Today more than yesterday, let us brandish communism in our confrontation against the whole of the bourgeoisie in its multiple facets, whether classical social democrats, nationalists, Stalinists, Maoists, fascists, environmentalists, etc. while putting forward the primary content of communism: i.e. the negation of the whole capitalist being!
Against Economy, against Politics and Religion, against Art, against Science and Progress, against Family, Labour and all Fatherlands, against wage labour, let us shout louder than ever: long live communism, long live the worldwide social revolution, and long live the proletariat's international communist organization!

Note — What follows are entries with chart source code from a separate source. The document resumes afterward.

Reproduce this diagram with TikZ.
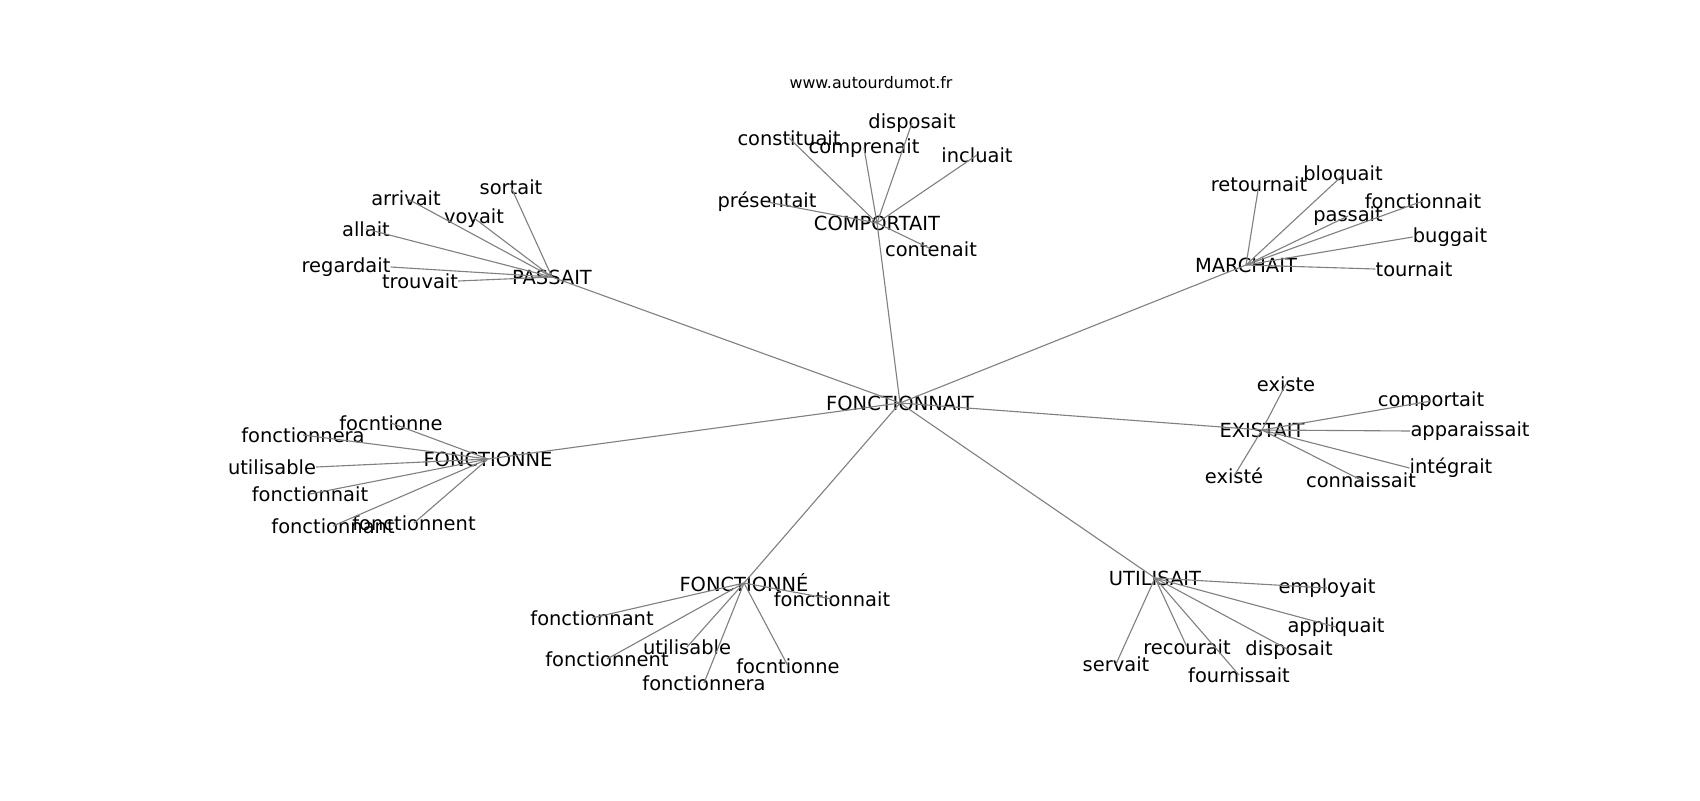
\documentclass[tikz,border=0pt]{standalone}
\usepackage{fontspec}
\setmainfont{DejaVu Sans}

\begin{document}
\begin{tikzpicture}[x=0.72pt,y=-0.72pt,
        word/.style={inner sep=0pt,font=\fontsize{14}{16}\selectfont},
        link/.style={draw=gray,line width=0.8pt}]
    \useasboundingbox (0,0) rectangle (1700,800);
    \node[font=\fontsize{11.4}{13}\selectfont] at (871,83) (site) {www.autourdumot.fr};
    % centre and hubs
    \node[word] at (900,403) (root) {FONCTIONNAIT};
    \node[word] at (552,277) (pa) {PASSAIT};
    \node[word] at (877,223) (co) {COMPORTAIT};
    \node[word] at (1246,265) (ma) {MARCHAIT};
    \node[word] at (1262,430) (ex) {EXISTAIT};
    \node[word] at (488,459) (fe) {FONCTIONNE};
    \node[word] at (744,583) (fa) {FONCTIONNÉ};
    \node[word] at (1155,578) (ut) {UTILISAIT};
    % PASSAIT
    \node[word] at (511,187) (pa-sortait) {sortait};
    \node[word] at (406,198) (pa-arrivait) {arrivait};
    \node[word] at (474,218) (pa-voyait) {voyait};
    \node[word] at (366,229) (pa-allait) {allait};
    \node[word] at (346,267) (pa-regardait) {regardait};
    \node[word] at (420,281) (pa-trouvait) {trouvait};
    % COMPORTAIT
    \node[word] at (789,138) (co-constituait) {constituait};
    \node[word] at (864,148) (co-comprenait) {comprenait};
    \node[word] at (912,123) (co-disposait) {disposait};
    \node[word] at (977,155) (co-incluait) {incluait};
    \node[word] at (767,202) (co-presentait) {présentait};
    \node[word] at (931,249) (co-contenait) {contenait};
    % MARCHAIT
    \node[word] at (1259,184) (ma-retournait) {retournait};
    \node[word] at (1343,175) (ma-bloquait) {bloquait};
    \node[word] at (1423,201) (ma-fonctionnait) {fonctionnait};
    \node[word] at (1348,216) (ma-passait) {passait};
    \node[word] at (1450,237) (ma-buggait) {buggait};
    \node[word] at (1414,269) (ma-tournait) {tournait};
    % EXISTAIT
    \node[word] at (1286,384) (ex-existe) {existe};
    \node[word] at (1431,401) (ex-comportait) {comportait};
    \node[word] at (1470,431) (ex-apparaissait) {apparaissait};
    \node[word] at (1451,468) (ex-integrait) {intégrait};
    \node[word] at (1361,480) (ex-connaissait) {connaissait};
    \node[word] at (1234,476) (ex-existe2) {existé};
    % FONCTIONNE
    \node[word] at (391,423) (fe-focntionne) {focntionne};
    \node[word] at (303,435) (fe-fonctionnera) {fonctionnera};
    \node[word] at (272,467) (fe-utilisable) {utilisable};
    \node[word] at (310,494) (fe-fonctionnait) {fonctionnait};
    \node[word] at (333,526) (fe-fonctionnant) {fonctionnant};
    \node[word] at (414,523) (fe-fonctionnent) {fonctionnent};
    % FONCTIONNÉ
    \node[word] at (832,599) (fa-fonctionnait) {fonctionnait};
    \node[word] at (592,618) (fa-fonctionnant) {fonctionnant};
    \node[word] at (607,659) (fa-fonctionnent) {fonctionnent};
    \node[word] at (687,647) (fa-utilisable) {utilisable};
    \node[word] at (704,683) (fa-fonctionnera) {fonctionnera};
    \node[word] at (788,666) (fa-focntionne) {focntionne};
    % UTILISAIT
    \node[word] at (1327,588) (ut-employait) {employait};
    \node[word] at (1336,627) (ut-appliquait) {appliquait};
    \node[word] at (1289,650) (ut-disposait) {disposait};
    \node[word] at (1239,675) (ut-fournissait) {fournissait};
    \node[word] at (1187,647) (ut-recourait) {recourait};
    \node[word] at (1116,664) (ut-servait) {servait};
    % links
    \foreach \h in {pa,co,ma,ex,fe,fa,ut}
        \draw[link] (root.center) -- (\h.center);
    \foreach \w/\a in {sortait/center,arrivait/center,voyait/center,allait/center,regardait/east,trouvait/east}
        \draw[link] (pa.center) -- (pa-\w.\a);
    \foreach \w in {constituait,comprenait,disposait,incluait,presentait,contenait}
        \draw[link] (co.center) -- (co-\w.center);
    \foreach \w/\a in {retournait/center,bloquait/center,fonctionnait/center,passait/center,buggait/west,tournait/west}
        \draw[link] (ma.center) -- (ma-\w.\a);
    \foreach \w/\a in {existe/center,comportait/center,apparaissait/west,integrait/west,connaissait/center,existe2/center}
        \draw[link] (ex.center) -- (ex-\w.\a);
    \foreach \w/\a in {focntionne/center,fonctionnera/center,utilisable/east,fonctionnait/center,fonctionnant/center,fonctionnent/center}
        \draw[link] (fe.center) -- (fe-\w.\a);
    \foreach \w in {fonctionnait,fonctionnant,fonctionnent,utilisable,fonctionnera,focntionne}
        \draw[link] (fa.center) -- (fa-\w.center);
    \foreach \w in {employait,appliquait,disposait,fournissait,recourait,servait}
        \draw[link] (ut.center) -- (ut-\w.center);
\end{tikzpicture}
\end{document}
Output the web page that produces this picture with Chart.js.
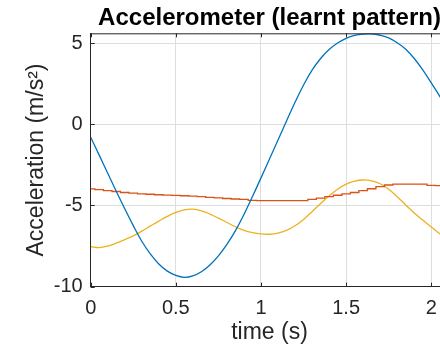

In spite of all those who promise, in a variety of ways, the survival of this society, we do not doubt that, like any living, social, historical organism, like any previous society, capital is an entity that contains its own lethal contradictions. Its overcoming is not announced by a new religion, but by the living negation that the class of men condemned to work in order to survive - the revolutionary proletariat - carries within itself.
We don't "believe" in communism. It is apparent, in practical terms, in the movement that unfolds before our eyes, in the real movement aimed at the abolition of the established order. Manifestations of this movement have flared these past years in proletarian struggles in Iraq, Albania, Argentina, Algeria, Bolivia, etc. as well as in some initiatives (even modest ones) to transform the proletariat's objective community of interests into an international, organized and centralized active community of struggle. No, we do not doubt that class solidarity will soon rise against this society based upon selfishness, individualism and retreat into one's shell; a solidarity that emerges from the struggle of the proletariat to free itself from its chains.
Let us not doubt about communism; let us struggle to affirm it!
Let us not doubt about our own strength; let us organize it!